Лекции по философии и культуре. Философия как философская проблема, страница 25

Но если мы мыслим себе язык таким чудом, мы должны уяснить себе, что такое же чудо возникает и в любой другой форме ментальной активности людей. Существует не только язык, состоящий из звуков, слов, фраз или предложений, существует и гораздо более сложный язык, состоящий из символов искусства, религии и науки. Каждый из этих языков имеет свою собственную область применения и свои собственные правила, свою собственную грамматику. Карл Пирсон написал очень интересную книгу, озаглавленную им “Грамматика науки” (The grammar of science). В этой книге Пирсон разбирает проблемы, связанные с понятиями причины и следствия, пространства и времени, материи и движения. Однако, как он указывает, все эти понятия могут рассматриваться просто как термины, входящие в специальный словарь, словарь науки. Материя и движение не являются вещами в себе, сущность которых навсегда должна оставаться недоступной человеческому сознанию. Они являются понятиями и символами, с помощью которых мы выражаем тот порядок и ту закономерность, с которыми мы встречаемся в явлениях природы. “Действительный предмет физической науки, — говорит Пирсон, — состоит в открытии идеально элементарных движений, помогающих нам описывать на простейшем языке самый широкий спектр явлений; он (предмет) состоит в символизации физического мира с помощью геометризованных движений группы геометрических форм. Это означает механическое построение мира; однако нужно заметить, что этот механизм есть результат теории, а не результат нашего собственного восприятия”42.

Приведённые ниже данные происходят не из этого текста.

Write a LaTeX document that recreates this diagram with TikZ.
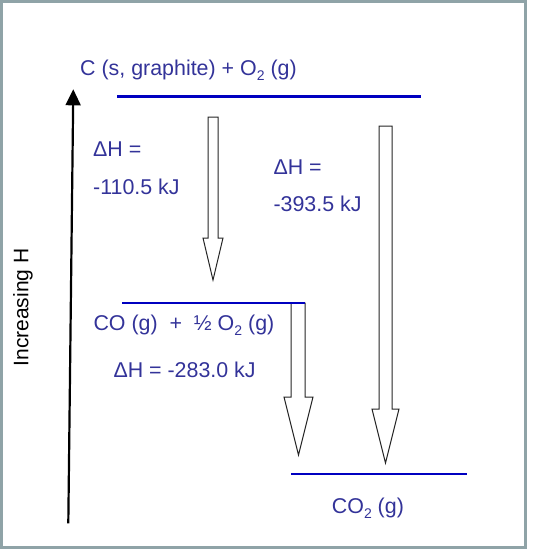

Эти слова были написаны около сорока лет назад, когда еще ничего не было известно о том новом направлении развития научной мысли, которое с начала XX в. перевернуло все наши представления о времени и пространстве, о материи и движении. Но это был тот переворот, который пролил новый неожиданный свет и на проблему символического характера наших фундаментальных научных понятий. Если мы проследим развитие философии природы, мы увидим, что понятие материи постоянно претерпевало смысловые изменения. Если мы продолжаем использовать одно и то же слово, мы обязаны помнить, что то, о чем говорится в метафизике Аристотеля или Декарта, в системе классической физики и в современных теориях квантовой механики, совсем не одно и то же. У Аристотеля материя определяется в терминах логики и метафизики, в терминах  — возможности и действительности. Декарт определяет ее в терминах геометрии; понятие материи становится тождественным понятию протяженности. Во времена Ньютона она могла бы определяться в терминах тех понятий и принципов, которые были положены в основание и получили объяснение в “Математических началах натуральной философии” Ньютона.

Но развитие общей теории относительности и квантовой теории, по-видимому, ведет к еще даже более удивительному и более радикальному изменению значения термина “материя”. В результате мы должны понять: чтобы дать научное определение понятию материи, мы не можем более связывать себя использованием единственной, определенной системы физических понятий. Мы можем описывать материю, и на самом деле должны описывать ее с помощью совершенно разных систем мышления. Мы можем мыслить ее, опираясь на понятие частицы, но в то же время мы вынуждены рассматривать ее как волновое излучение. Обе концепции выглядят совершенно несовместимыми, если продолжать придерживаться субстанционального способа мышления, если рассматривать материю как самодостаточное, независимое, абсолютное бытие. Однако тот дуализм, которого, как кажется, нельзя избежать в языке современной физики, уже не будет противоречием, если мы примем соответствующее (должное) значение и соответствующее употребление наших физических понятий. Если вместо того, чтобы рассматривать их как непосредственные образы, отпечатки, слепки, как двойники вещей, находящихся вне нас, мы будем мыслить их как символы, которые, говоря словами Канта, предназначены для единственной цели — “расшифровать являющееся нам, чтобы затем быть в состоянии постичь его как данное в опыте”, мы поймем, что не только возможно, но и необходимо применять в описании явлений различные символы и, так сказать, различные (алфавиты) азбуки мышления, которые не противоречат друг другу, но друг друга дополняют.